Luke mumbled something that she interpreted as sympathy before attending to his breakfast. He filled a mixing bowl with cereal, added the better part of a litre of milk and joined her at the table. With his head bent over the bowl and his hand in a steady spooning, he smoothed the edges of his hunger. A couple of minutes later he lowered his spoon and pulled out the other earplug – totally disconnected, Helen found herself thinking.

‘Stop beating up on yourself, Mom. You need to chill a bit. And you're far too hung up on ideals. Get rid of them or upgrade.' He replaced his earplugs and returned to his cereal.

As if it were so simple. And while the scientist and citizen in her wanted to argue with him, the mother would not; there was time enough for him to oscillate, to lose his footing on the uncertainties of life. She wanted him to be happy, she wanted him to be successful, she wanted to ease his passage into maturity, guard him from hurt, from disappointment, from suffering – all those experiences that would help prepare him to tackle life's uncertainties.
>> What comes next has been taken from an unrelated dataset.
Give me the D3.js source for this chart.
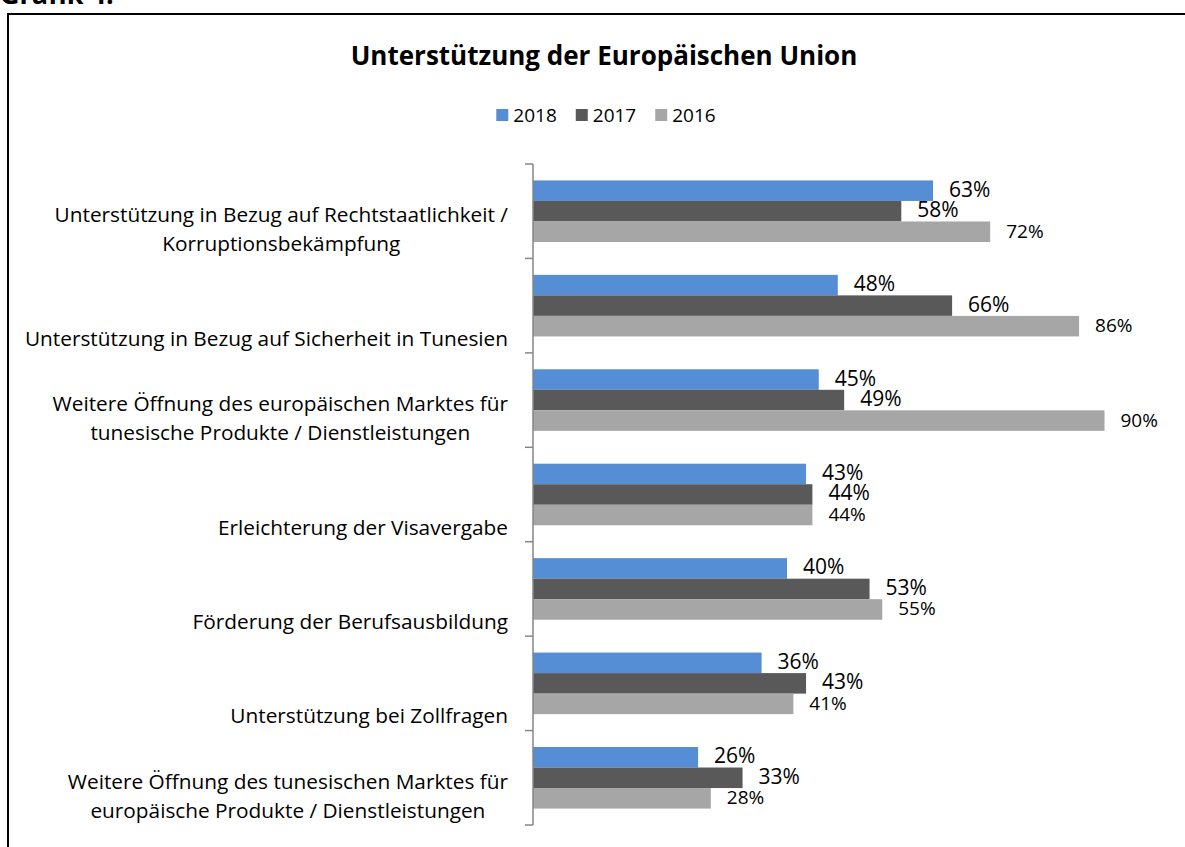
<!DOCTYPE html>
<html>
<head>
<meta charset="utf-8">
<title>Unterstützung der Europäischen Union</title>
<script src="https://cdn.jsdelivr.net/npm/d3@7"></script>
<style>
body { margin: 0; background: #fff; }
svg text { font-family: "Open Sans", "Noto Sans", sans-serif; fill: #000; }
</style>
</head>
<body>
<svg id="chart" width="1185" height="847"></svg>
<script>
// categories, top to bottom ("\n" marks the line breaks of the axis labels)
var categories = [
  "Unterstützung in Bezug auf Rechtstaatlichkeit /\nKorruptionsbekämpfung",
  "Unterstützung in Bezug auf Sicherheit in Tunesien",
  "Weitere Öffnung des europäischen Marktes für\ntunesische Produkte / Dienstleistungen",
  "Erleichterung der Visavergabe",
  "Förderung der Berufsausbildung",
  "Unterstützung bei Zollfragen",
  "Weitere Öffnung des tunesischen Marktes für\neuropäische Produkte / Dienstleistungen"
];
var years = ["2018", "2017", "2016"];
var values2018 = [63, 48, 45, 43, 40, 36, 26];
var values2017 = [58, 66, 49, 44, 53, 43, 33];
var values2016 = [72, 86, 90, 44, 55, 41, 28];

var series = [values2018, values2017, values2016];
var colors = ["#558ED5", "#595959", "#A6A6A6"];

var svg = d3.select("#chart");

// outer frame + caption (cut off at the top, as in the source)
svg.append("text")
    .attr("x", 0).attr("y", 4)
    .style("font-size", "27px").style("font-weight", "bold")
    .text("Grafik 4:");

svg.append("rect")
    .attr("x", 8).attr("y", 14)
    .attr("width", 1200).attr("height", 900)
    .attr("fill", "none").attr("stroke", "#000").attr("stroke-width", 2);

// title
svg.append("text")
    .attr("x", 604).attr("y", 65)
    .attr("text-anchor", "middle")
    .style("font-size", "26px").style("font-weight", "bold")
    .text("Unterstützung der Europäischen Union");

// scales
var x = d3.scaleLinear().domain([0, 100]).range([533, 1168]);

var y0 = d3.scaleBand()
    .domain(d3.range(categories.length))
    .range([164, 825])
    .padding(0);

var y1 = d3.scaleBand()
    .domain(years)
    .range([0, y0.bandwidth()])
    .paddingOuter(0.8)
    .paddingInner(0);

// bars
var groups = svg.append("g").selectAll("g")
    .data(categories)
    .enter().append("g")
    .attr("transform", function(d, i) { return "translate(0," + y0(i) + ")"; });

groups.each(function(cat, ci) {
  var g = d3.select(this);
  years.forEach(function(yr, si) {
    var v = series[si][ci];
    g.append("rect")
        .attr("x", x(0))
        .attr("y", y1(yr))
        .attr("width", x(v) - x(0))
        .attr("height", y1.bandwidth())
        .attr("fill", colors[si]);

    g.append("text")
        .attr("x", x(v) + 16)
        .attr("y", y1(yr) + y1.bandwidth() / 2 + 6)
        .style("font-size", si === 2 ? "19px" : "21px")
        .text(v + "%");
  });
});

// vertical axis with ticks between categories
var axis = svg.append("g").attr("class", "axis");
axis.append("line")
    .attr("x1", x(0)).attr("x2", x(0))
    .attr("y1", y0.range()[0]).attr("y2", y0.range()[1])
    .attr("stroke", "#868686").attr("stroke-width", 1.5);

axis.selectAll(".tick")
    .data(d3.range(categories.length + 1))
    .enter().append("line")
    .attr("class", "tick")
    .attr("x1", x(0) - 8).attr("x2", x(0))
    .attr("y1", function(i) { return y0.range()[0] + i * y0.step(); })
    .attr("y2", function(i) { return y0.range()[0] + i * y0.step(); })
    .attr("stroke", "#868686").attr("stroke-width", 1.5);

// category labels: block right aligned, lines centred within the block;
// one-line labels sit in the second line slot like the original
var labelRight = 508;
categories.forEach(function(cat, ci) {
  var lines = cat.split("\n");
  if (lines.length === 1) lines = ["", lines[0]];
  var cy = y0(ci) + y0.bandwidth() / 2;
  var t = svg.append("g");
  var texts = lines.map(function(line, li) {
    return t.append("text")
        .attr("y", cy + 11 + li * 29)
        .attr("text-anchor", "middle")
        .style("font-size", "20.8px")
        .text(line);
  });
  var w = d3.max(texts, function(s) { return s.node().getComputedTextLength(); });
  texts.forEach(function(s) { s.attr("x", labelRight - w / 2); });
});

// legend
var legend = svg.append("g");
var lx = 0;
years.forEach(function(yr, si) {
  legend.append("rect")
      .attr("x", lx).attr("y", 109)
      .attr("width", 12).attr("height", 12)
      .attr("fill", colors[si]);
  var t = legend.append("text")
      .attr("x", lx + 17).attr("y", 122)
      .style("font-size", "19px")
      .text(yr);
  lx += 17 + t.node().getComputedTextLength() + 19;
});
var lw = lx - 19;
legend.attr("transform", "translate(" + (606 - lw / 2) + ",0)");
</script>
</body>
</html>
And yes, she was aware of the contradictions, but she would do anything to protect him from unhappiness.

Fritz Haber had been a neglectful father to his three children and a failure as a husband. His first wife, the brilliant chemist
Clara Immerwahr, became a housewife when she married; she shot herself with her husband's service revolver in 1915 soon after she learned of his work with chlorine gas. And after a decade of marriage, Haber's second wife, Charlotte, chose to be divorced rather than ignored.

Haber's two loves had been science and Germany; Helen's were science and her son, with science the less complicated until recently. Luke at sixteen cared nothing for science, he preferred virtual friendships to real ones, there were a few essentials – computer, cell phone, iPod and a few other electronic excrescences – and most other things he could take or leave. She had tried to interest him in science, but he was easily bored – boredom, she decided, was the defining trait of his generation. In so many ways Luke was different from her, yet bound so close that the love and the anxieties pulled tight enough for pain.

She was in her late twenties when she discovered she was pregnant. At that stage she had not given any thought to motherhood, yet when it became a possibility she realised she wanted a child and the chance might never come again. The decision was clear, spontaneous and immune to argument. The Dutch geneticist, with a wife and children in Rotterdam, wanted nothing to do with a baby, indeed Roeland wanted there to be no baby. And if it had concerned only Helen, there would have been no identifiable father; but she believed her unborn child had a right to two parents. Roeland fought her throughout the pregnancy and for the first year of Luke's life. And then – reluctantly – he agreed that if in the future the boy wanted to contact him he would comply. He demanded discretion, he stipulated conditions, a document was drawn up and duly signed.